■ Given request ■
Without the pictures, write out all the lines below exactly as they appear.

BEGIN

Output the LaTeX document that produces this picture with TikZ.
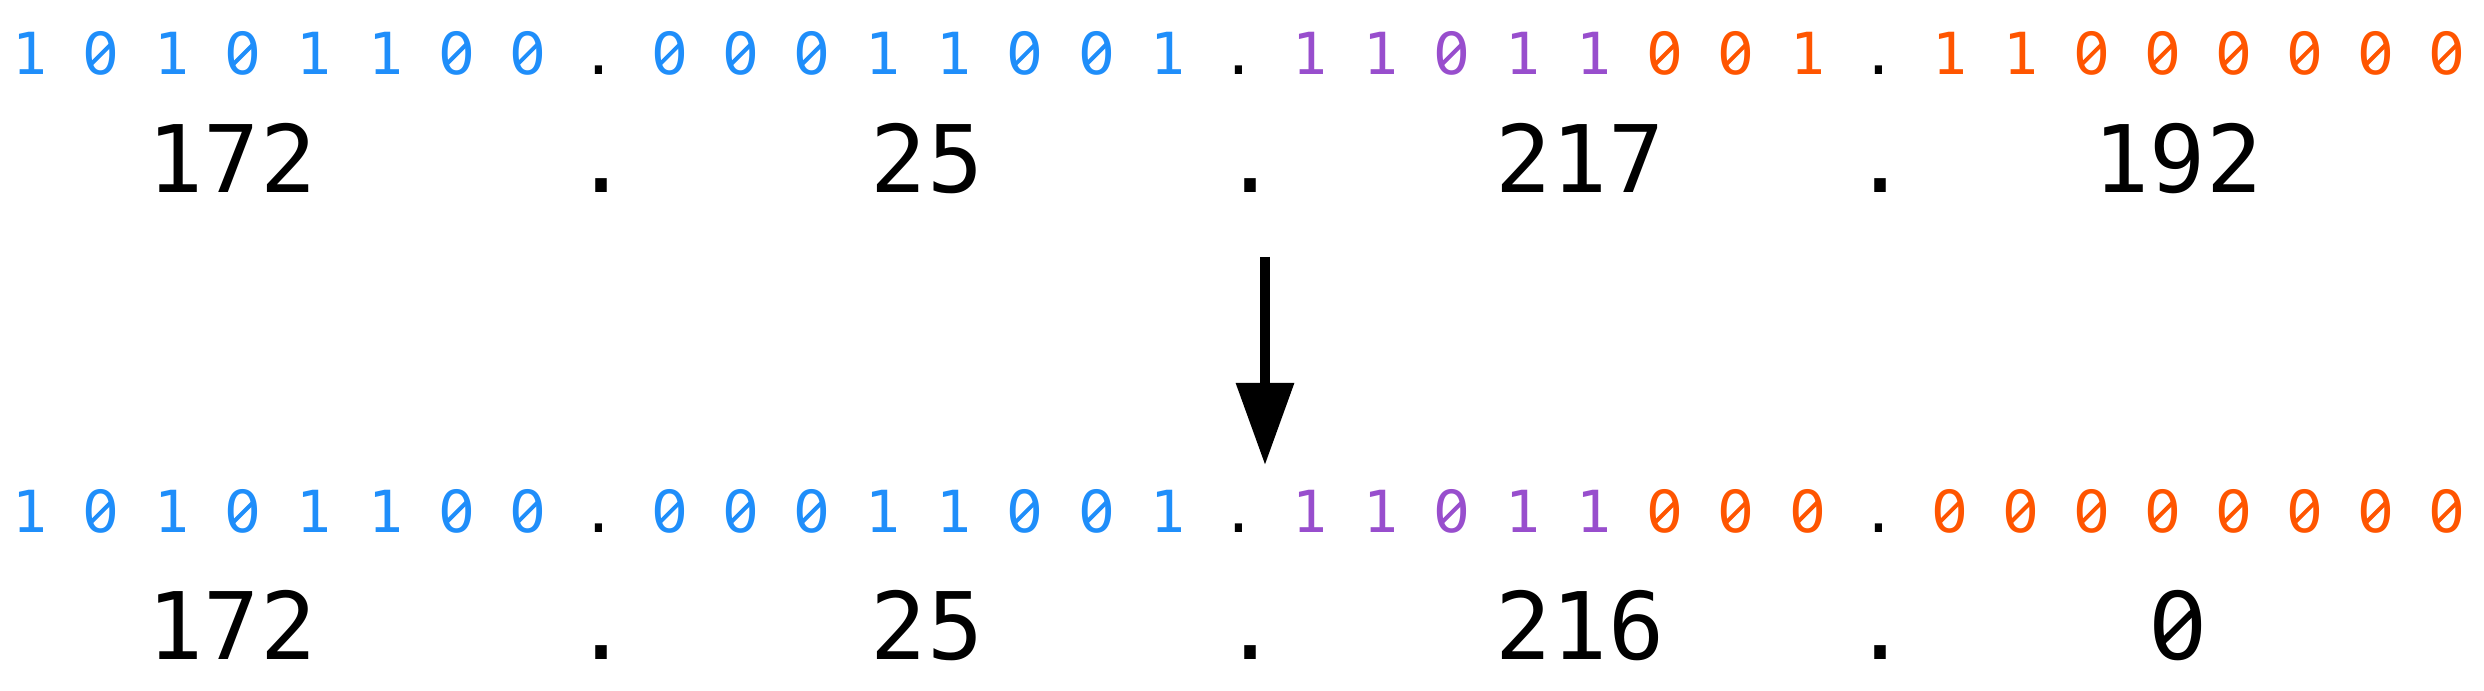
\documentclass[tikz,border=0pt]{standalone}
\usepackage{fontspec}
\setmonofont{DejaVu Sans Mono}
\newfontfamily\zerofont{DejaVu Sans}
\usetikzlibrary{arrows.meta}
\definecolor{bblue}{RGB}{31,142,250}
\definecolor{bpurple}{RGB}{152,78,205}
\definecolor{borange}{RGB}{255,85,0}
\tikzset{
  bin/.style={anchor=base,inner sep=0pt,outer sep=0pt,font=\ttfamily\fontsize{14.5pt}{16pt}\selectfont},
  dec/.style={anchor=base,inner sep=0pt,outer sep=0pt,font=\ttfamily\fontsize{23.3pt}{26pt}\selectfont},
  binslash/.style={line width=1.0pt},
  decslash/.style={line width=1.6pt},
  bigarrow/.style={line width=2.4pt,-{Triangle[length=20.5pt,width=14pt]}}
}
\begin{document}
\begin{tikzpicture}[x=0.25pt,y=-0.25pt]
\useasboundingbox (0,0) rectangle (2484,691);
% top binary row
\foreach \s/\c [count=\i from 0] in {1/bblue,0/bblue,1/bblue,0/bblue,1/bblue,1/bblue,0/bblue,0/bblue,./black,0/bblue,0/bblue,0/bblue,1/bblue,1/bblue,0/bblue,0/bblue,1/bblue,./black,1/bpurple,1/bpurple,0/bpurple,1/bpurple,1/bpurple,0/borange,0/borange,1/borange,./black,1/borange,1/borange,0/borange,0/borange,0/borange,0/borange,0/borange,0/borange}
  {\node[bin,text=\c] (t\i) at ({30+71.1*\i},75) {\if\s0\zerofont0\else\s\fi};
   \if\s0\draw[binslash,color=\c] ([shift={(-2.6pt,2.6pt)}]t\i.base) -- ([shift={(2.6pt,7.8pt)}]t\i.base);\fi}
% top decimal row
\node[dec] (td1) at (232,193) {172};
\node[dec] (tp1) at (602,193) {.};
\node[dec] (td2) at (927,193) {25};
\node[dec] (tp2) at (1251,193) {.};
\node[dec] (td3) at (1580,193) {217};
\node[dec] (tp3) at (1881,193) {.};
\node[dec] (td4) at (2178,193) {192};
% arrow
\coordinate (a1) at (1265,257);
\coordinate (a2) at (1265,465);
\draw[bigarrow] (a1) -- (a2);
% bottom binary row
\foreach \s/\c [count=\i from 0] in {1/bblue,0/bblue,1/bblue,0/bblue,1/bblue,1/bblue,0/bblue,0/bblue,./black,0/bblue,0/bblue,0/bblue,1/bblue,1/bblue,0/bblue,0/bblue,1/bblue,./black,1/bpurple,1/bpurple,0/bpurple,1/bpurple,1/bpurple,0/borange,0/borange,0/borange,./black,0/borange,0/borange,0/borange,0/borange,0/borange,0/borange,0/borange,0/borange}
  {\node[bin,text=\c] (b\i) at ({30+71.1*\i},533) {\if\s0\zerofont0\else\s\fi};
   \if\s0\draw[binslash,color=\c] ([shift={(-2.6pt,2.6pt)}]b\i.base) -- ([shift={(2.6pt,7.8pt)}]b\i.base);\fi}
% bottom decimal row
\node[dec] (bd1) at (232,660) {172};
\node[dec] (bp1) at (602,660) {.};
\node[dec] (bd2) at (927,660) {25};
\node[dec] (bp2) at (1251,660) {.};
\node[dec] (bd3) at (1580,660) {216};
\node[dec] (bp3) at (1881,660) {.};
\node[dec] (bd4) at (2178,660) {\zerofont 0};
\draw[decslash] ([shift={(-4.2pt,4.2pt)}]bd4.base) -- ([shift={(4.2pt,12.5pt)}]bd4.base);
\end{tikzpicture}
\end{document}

END

■ Exercise output ■
Output the LaTeX document that produces this picture with TikZ.
\documentclass[tikz,border=0pt]{standalone}
\usepackage{fontspec}
\setmonofont{DejaVu Sans Mono}
\newfontfamily\zerofont{DejaVu Sans}
\usetikzlibrary{arrows.meta}
\definecolor{bblue}{RGB}{31,142,250}
\definecolor{bpurple}{RGB}{152,78,205}
\definecolor{borange}{RGB}{255,85,0}
\tikzset{
  bin/.style={anchor=base,inner sep=0pt,outer sep=0pt,font=\ttfamily\fontsize{14.5pt}{16pt}\selectfont},
  dec/.style={anchor=base,inner sep=0pt,outer sep=0pt,font=\ttfamily\fontsize{23.3pt}{26pt}\selectfont},
  binslash/.style={line width=1.0pt},
  decslash/.style={line width=1.6pt},
  bigarrow/.style={line width=2.4pt,-{Triangle[length=20.5pt,width=14pt]}}
}
\begin{document}
\begin{tikzpicture}[x=0.25pt,y=-0.25pt]
\useasboundingbox (0,0) rectangle (2484,691);
% top binary row
\foreach \s/\c [count=\i from 0] in {1/bblue,0/bblue,1/bblue,0/bblue,1/bblue,1/bblue,0/bblue,0/bblue,./black,0/bblue,0/bblue,0/bblue,1/bblue,1/bblue,0/bblue,0/bblue,1/bblue,./black,1/bpurple,1/bpurple,0/bpurple,1/bpurple,1/bpurple,0/borange,0/borange,1/borange,./black,1/borange,1/borange,0/borange,0/borange,0/borange,0/borange,0/borange,0/borange}
  {\node[bin,text=\c] (t\i) at ({30+71.1*\i},75) {\if\s0\zerofont0\else\s\fi};
   \if\s0\draw[binslash,color=\c] ([shift={(-2.6pt,2.6pt)}]t\i.base) -- ([shift={(2.6pt,7.8pt)}]t\i.base);\fi}
% top decimal row
\node[dec] (td1) at (232,193) {172};
\node[dec] (tp1) at (602,193) {.};
\node[dec] (td2) at (927,193) {25};
\node[dec] (tp2) at (1251,193) {.};
\node[dec] (td3) at (1580,193) {217};
\node[dec] (tp3) at (1881,193) {.};
\node[dec] (td4) at (2178,193) {192};
% arrow
\coordinate (a1) at (1265,257);
\coordinate (a2) at (1265,465);
\draw[bigarrow] (a1) -- (a2);
% bottom binary row
\foreach \s/\c [count=\i from 0] in {1/bblue,0/bblue,1/bblue,0/bblue,1/bblue,1/bblue,0/bblue,0/bblue,./black,0/bblue,0/bblue,0/bblue,1/bblue,1/bblue,0/bblue,0/bblue,1/bblue,./black,1/bpurple,1/bpurple,0/bpurple,1/bpurple,1/bpurple,0/borange,0/borange,0/borange,./black,0/borange,0/borange,0/borange,0/borange,0/borange,0/borange,0/borange,0/borange}
  {\node[bin,text=\c] (b\i) at ({30+71.1*\i},533) {\if\s0\zerofont0\else\s\fi};
   \if\s0\draw[binslash,color=\c] ([shift={(-2.6pt,2.6pt)}]b\i.base) -- ([shift={(2.6pt,7.8pt)}]b\i.base);\fi}
% bottom decimal row
\node[dec] (bd1) at (232,660) {172};
\node[dec] (bp1) at (602,660) {.};
\node[dec] (bd2) at (927,660) {25};
\node[dec] (bp2) at (1251,660) {.};
\node[dec] (bd3) at (1580,660) {216};
\node[dec] (bp3) at (1881,660) {.};
\node[dec] (bd4) at (2178,660) {\zerofont 0};
\draw[decslash] ([shift={(-4.2pt,4.2pt)}]bd4.base) -- ([shift={(4.2pt,12.5pt)}]bd4.base);
\end{tikzpicture}
\end{document}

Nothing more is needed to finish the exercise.